Friends put this late conversion down, their smirks
tell me, to an early mid-life crisis.
Driving across the Tobin a year ago
and glancing off and down into thin air
I found myself considering places where
the fence that runs along the bridge is low,
places where it would be a simple matter,
and safe enough, to just pull over, stop,
get out, climb six or seven feet, then drop
the several hundred feet down to the water.
For years I had been wishing I could die.
Not being a self-starter, I’d done nothing
about it, except wallow in self-loathing.

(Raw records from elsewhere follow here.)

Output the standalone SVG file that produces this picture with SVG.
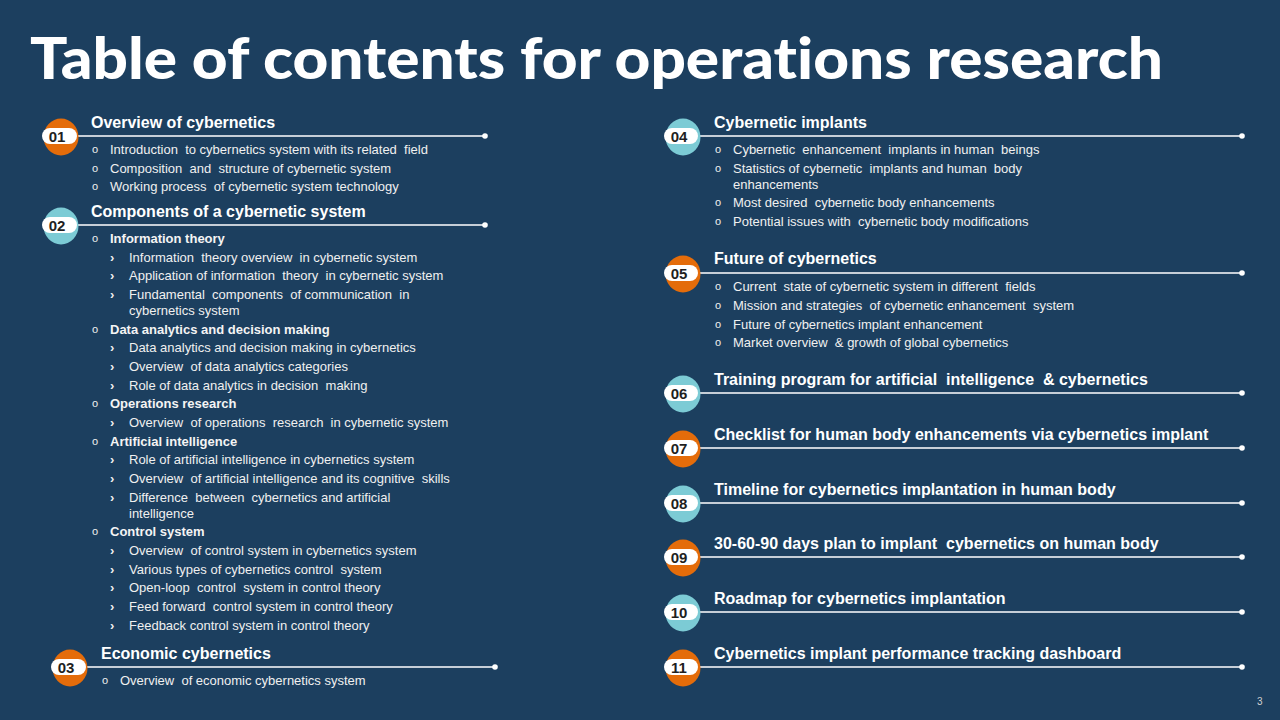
<svg xmlns="http://www.w3.org/2000/svg" width="1280" height="720" viewBox="0 0 1280 720">
<defs>
<style>
.bg{fill:#1c3f5f}
.title{font-family:Lato,"Liberation Sans",sans-serif;font-weight:900;font-size:58px;fill:#ffffff;font-variant-ligatures:none;font-feature-settings:"liga" 0,"clig" 0,"dlig" 0,"calt" 0}
.h{font-family:"Liberation Sans",Arial,sans-serif;font-weight:bold;font-size:16px;fill:#ffffff;white-space:pre}
.t{font-family:"Liberation Sans",Arial,sans-serif;font-size:13px;fill:#f0f0f0;white-space:pre}
.tb{font-family:"Liberation Sans",Arial,sans-serif;font-size:13px;font-weight:bold;fill:#f4f4f4}
.bo{font-family:"Liberation Sans",Arial,sans-serif;font-size:11px;fill:#f0f0f0}
.bc{font-family:"Liberation Sans",Arial,sans-serif;font-size:13px;font-weight:bold;fill:#f0f0f0}
.num{font-family:"Liberation Sans",Arial,sans-serif;font-weight:bold;font-size:15px;fill:#1f1f1f;text-anchor:middle}
.or{fill:#e46c0a}
.te{fill:#7ccbd5}
.pill{fill:#ffffff}
.ln{stroke:#ffffff;stroke-width:1.5;fill:none}
.dot{fill:#ffffff}
.pg{font-family:"Liberation Sans",Arial,sans-serif;font-size:10px;fill:#d0d0d0}
</style>
</defs>
<rect class="bg" x="0" y="0" width="1280" height="720"/>
<text class="title" x="30" y="79" textLength="1133" lengthAdjust="spacingAndGlyphs">Table of contents for operat&#8204;ions research</text>

<g id="connectors">
<line class="ln" x1="76" y1="136" x2="485" y2="136"/><circle class="dot" cx="485" cy="136" r="2.8"/>
<line class="ln" x1="76" y1="225" x2="485" y2="225"/><circle class="dot" cx="485" cy="225" r="2.8"/>
<line class="ln" x1="86" y1="667" x2="495" y2="667"/><circle class="dot" cx="495" cy="667" r="2.8"/>
<line class="ln" x1="698" y1="136" x2="1242" y2="136"/><circle class="dot" cx="1242" cy="136" r="2.8"/>
<line class="ln" x1="698" y1="273" x2="1242" y2="273"/><circle class="dot" cx="1242" cy="273" r="2.8"/>
<line class="ln" x1="698" y1="393" x2="1242" y2="393"/><circle class="dot" cx="1242" cy="393" r="2.8"/>
<line class="ln" x1="698" y1="448" x2="1242" y2="448"/><circle class="dot" cx="1242" cy="448" r="2.8"/>
<line class="ln" x1="698" y1="503" x2="1242" y2="503"/><circle class="dot" cx="1242" cy="503" r="2.8"/>
<line class="ln" x1="698" y1="557" x2="1242" y2="557"/><circle class="dot" cx="1242" cy="557" r="2.8"/>
<line class="ln" x1="698" y1="612" x2="1242" y2="612"/><circle class="dot" cx="1242" cy="612" r="2.8"/>
<line class="ln" x1="698" y1="667" x2="1242" y2="667"/><circle class="dot" cx="1242" cy="667" r="2.8"/>
</g>

<g id="s01">
<ellipse class="or" cx="61" cy="137" rx="17.5" ry="18.5"/>
<rect class="pill" x="42" y="128" width="35" height="16" rx="8"/>
<text class="num" x="57" y="142">01</text>
<text class="h" x="91" y="128">Overview of cybernetics</text>
<text class="bo" x="92" y="153">o</text><text class="t" x="110" y="153.5">Introduction  to cybernetics system with its related  field</text>
<text class="bo" x="92" y="172">o</text><text class="t" x="110" y="172.5">Composition  and  structure of cybernetic system</text>
<text class="bo" x="92" y="190">o</text><text class="t" x="110" y="190.5">Working process  of cybernetic system technology</text>
</g>

<g id="s02">
<ellipse class="te" cx="61" cy="226" rx="17.5" ry="18.5"/>
<rect class="pill" x="42" y="217" width="35" height="16" rx="8"/>
<text class="num" x="57" y="231">02</text>
<text class="h" x="91" y="217">Components of a cybernetic system</text>
<text class="bo" x="92" y="242">o</text><text class="tb" x="110" y="242.5">Information theory</text>
<text class="bc" x="110" y="261.5">›</text><text class="t" x="129" y="261.5">Information  theory overview  in cybernetic system</text>
<text class="bc" x="110" y="279.5">›</text><text class="t" x="129" y="279.5">Application of information  theory  in cybernetic system</text>
<text class="bc" x="110" y="298.5">›</text><text class="t" x="129" y="298.5">Fundamental  components  of communication  in</text>
<text class="t" x="129" y="314.5">cybernetics system</text>
<text class="bo" x="92" y="333">o</text><text class="tb" x="110" y="333.5">Data analytics and decision making</text>
<text class="bc" x="110" y="351.5">›</text><text class="t" x="129" y="351.5">Data analytics and decision making in cybernetics</text>
<text class="bc" x="110" y="370.5">›</text><text class="t" x="129" y="370.5">Overview  of data analytics categories</text>
<text class="bc" x="110" y="389.5">›</text><text class="t" x="129" y="389.5">Role of data analytics in decision  making</text>
<text class="bo" x="92" y="407">o</text><text class="tb" x="110" y="407.5">Operations research</text>
<text class="bc" x="110" y="426.5">›</text><text class="t" x="129" y="426.5">Overview  of operations  research  in cybernetic system</text>
<text class="bo" x="92" y="445">o</text><text class="tb" x="110" y="445.5">Artificial intelligence</text>
<text class="bc" x="110" y="463.5">›</text><text class="t" x="129" y="463.5">Role of artificial intelligence in cybernetics system</text>
<text class="bc" x="110" y="482.5">›</text><text class="t" x="129" y="482.5">Overview  of artificial intelligence and its cognitive  skills</text>
<text class="bc" x="110" y="501.5">›</text><text class="t" x="129" y="501.5">Difference  between  cybernetics and artificial</text>
<text class="t" x="129" y="517.5">intelligence</text>
<text class="bo" x="92" y="535">o</text><text class="tb" x="110" y="535.5">Control system</text>
<text class="bc" x="110" y="554.5">›</text><text class="t" x="129" y="554.5">Overview  of control system in cybernetics system</text>
<text class="bc" x="110" y="573.5">›</text><text class="t" x="129" y="573.5">Various types of cybernetics control  system</text>
<text class="bc" x="110" y="591.5">›</text><text class="t" x="129" y="591.5">Open-loop  control  system in control theory</text>
<text class="bc" x="110" y="610.5">›</text><text class="t" x="129" y="610.5">Feed forward  control system in control theory</text>
<text class="bc" x="110" y="629.5">›</text><text class="t" x="129" y="629.5">Feedback control system in control theory</text>
</g>

<g id="s03">
<ellipse class="or" cx="70" cy="668" rx="17.5" ry="18.5"/>
<rect class="pill" x="51" y="659" width="35" height="16" rx="8"/>
<text class="num" x="66" y="673">03</text>
<text class="h" x="101" y="659">Economic cybernetics</text>
<text class="bo" x="102" y="684">o</text><text class="t" x="120" y="684.5">Overview  of economic cybernetics system</text>
</g>

<g id="s04">
<ellipse class="te" cx="683" cy="137" rx="17.5" ry="18.5"/>
<rect class="pill" x="664" y="128" width="34" height="16" rx="8"/>
<text class="num" x="679" y="142">04</text>
<text class="h" x="714" y="128">Cybernetic implants</text>
<text class="bo" x="715" y="153">o</text><text class="t" x="733" y="153.5">Cybernetic  enhancement  implants in human  beings</text>
<text class="bo" x="715" y="172">o</text><text class="t" x="733" y="172.5">Statistics of cybernetic  implants and human  body</text>
<text class="t" x="733" y="188.5">enhancements</text>
<text class="bo" x="715" y="206">o</text><text class="t" x="733" y="206.5">Most desired  cybernetic body enhancements</text>
<text class="bo" x="715" y="225">o</text><text class="t" x="733" y="225.5">Potential issues with  cybernetic body modifications</text>
</g>

<g id="s05">
<ellipse class="or" cx="683" cy="274" rx="17.5" ry="18.5"/>
<rect class="pill" x="664" y="265" width="34" height="16" rx="8"/>
<text class="num" x="679" y="279">05</text>
<text class="h" x="714" y="264">Future of cybernetics</text>
<text class="bo" x="715" y="290">o</text><text class="t" x="733" y="290.5">Current  state of cybernetic system in different  fields</text>
<text class="bo" x="715" y="309">o</text><text class="t" x="733" y="309.5">Mission and strategies  of cybernetic enhancement  system</text>
<text class="bo" x="715" y="328">o</text><text class="t" x="733" y="328.5">Future of cybernetics implant enhancement</text>
<text class="bo" x="715" y="346">o</text><text class="t" x="733" y="346.5">Market overview  &amp; growth of global cybernetics</text>
</g>

<g id="s06">
<ellipse class="te" cx="683" cy="394" rx="17.5" ry="18.5"/>
<rect class="pill" x="664" y="385" width="34" height="16" rx="8"/>
<text class="num" x="679" y="399">06</text>
<text class="h" x="714" y="385">Training program for artificial  intelligence  &amp; cybernetics</text>
</g>

<g id="s07">
<ellipse class="or" cx="683" cy="449" rx="17.5" ry="18.5"/>
<rect class="pill" x="664" y="440" width="34" height="16" rx="8"/>
<text class="num" x="679" y="454">07</text>
<text class="h" x="714" y="440">Checklist for human body enhancements via cybernetics implant</text>
</g>

<g id="s08">
<ellipse class="te" cx="683" cy="504" rx="17.5" ry="18.5"/>
<rect class="pill" x="664" y="495" width="34" height="16" rx="8"/>
<text class="num" x="679" y="509">08</text>
<text class="h" x="714" y="495">Timeline for cybernetics implantation in human body</text>
</g>

<g id="s09">
<ellipse class="or" cx="683" cy="558" rx="17.5" ry="18.5"/>
<rect class="pill" x="664" y="549" width="34" height="16" rx="8"/>
<text class="num" x="679" y="563">09</text>
<text class="h" x="714" y="549">30-60-90 days plan to implant  cybernetics on human body</text>
</g>

<g id="s10">
<ellipse class="te" cx="683" cy="613" rx="17.5" ry="18.5"/>
<rect class="pill" x="664" y="604" width="34" height="16" rx="8"/>
<text class="num" x="679" y="618">10</text>
<text class="h" x="714" y="604">Roadmap for cybernetics implantation</text>
</g>

<g id="s11">
<ellipse class="or" cx="683" cy="668" rx="17.5" ry="18.5"/>
<rect class="pill" x="664" y="659" width="34" height="16" rx="8"/>
<text class="num" x="679" y="673">11</text>
<text class="h" x="714" y="659">Cybernetics implant performance tracking dashboard</text>
</g>

<text class="pg" x="1257" y="705">3</text>
</svg>
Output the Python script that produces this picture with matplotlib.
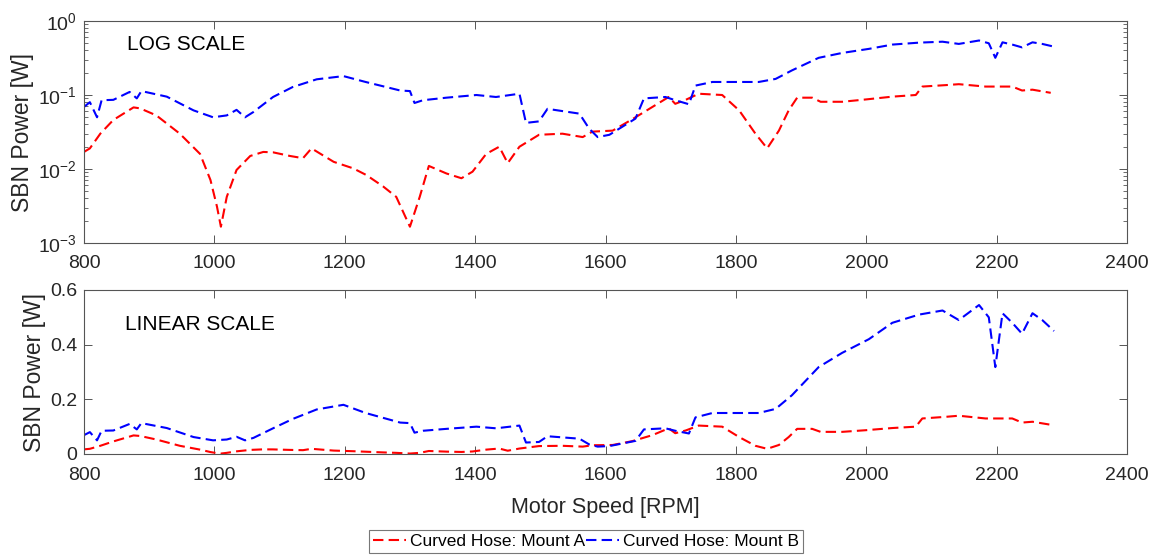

Seeing my chance that day, though, I recoiled,
saved by the same inertia that had spoiled
my life so far, maybe, or maybe I . . .
I found myself in here the following week
(here, dive though it is, because I knew
the trainer) out of breath, my clothes soaked through,
not so much trying to work on my physique,
as save my skin. Talk therapy, religion,
exercise be what finally put to flight
these dark thoughts? Ah, but these dark thoughts are legion . . .
Well done, Lord, casting demons out, but why
let them, however briefly, hang around?
Why on earth not send them all straight back
Forgive me: I identify
with the recovering demoniac
less than with the pigs those demons drowned.
Stretches, a shower. Then to the dentist’s, where,
unable to find anything to read
out in the waiting room, I sit and stare
off into space: where men sit drinking mead
still, round a fire in that parable
recorded by the Venerable Bede,
pausing to watch the passage through their hall
of a quick sparrow. And I see the sparrow
my sister and I saved when we were small:
how our indulgent father built a narrow
wood and wire hospice for it, how we fed
and gave it water. And our childish sorrow
when we woke up next day and found it dead.
Childish, but no more than it merited.
Father Rolando always loved the sight
of Boston from the Tobin bridge at night.
It looked like a whole galaxy brought down
to earth and, seeing the towers of his town
suspended there, illuminated, made
him proud to be a human being, he said,
proud of our vision and determination.
Then God and the army had seen fit to station
him in the desert in the first Gulf War,
and out in the Arabian night sky, far
from the polluting lights of any city,
he found his image of infinity.
Lent, he concluded, is a time set apart
to go into the desert of the heart.
As he installs a temporary crown—
I cracked the tooth by grinding in my sleep—
I grip the chair lightly and try to keep
my attention elsewhere. Read from the top down
three photos in a frame on the wall facing
show a 300+ lb. tuna chasing
a bluefish that in each frame leaps and torques
its body in midair in hopes of losing
its hunter, which in each is clearly closing.
The drill whines. He whistles as he works.
Little fish, you would never, would you, simply
give up and fall back to the water, limply?
The mindless, muscled answer that you give
is one that bears repeating: Live. Live. Live.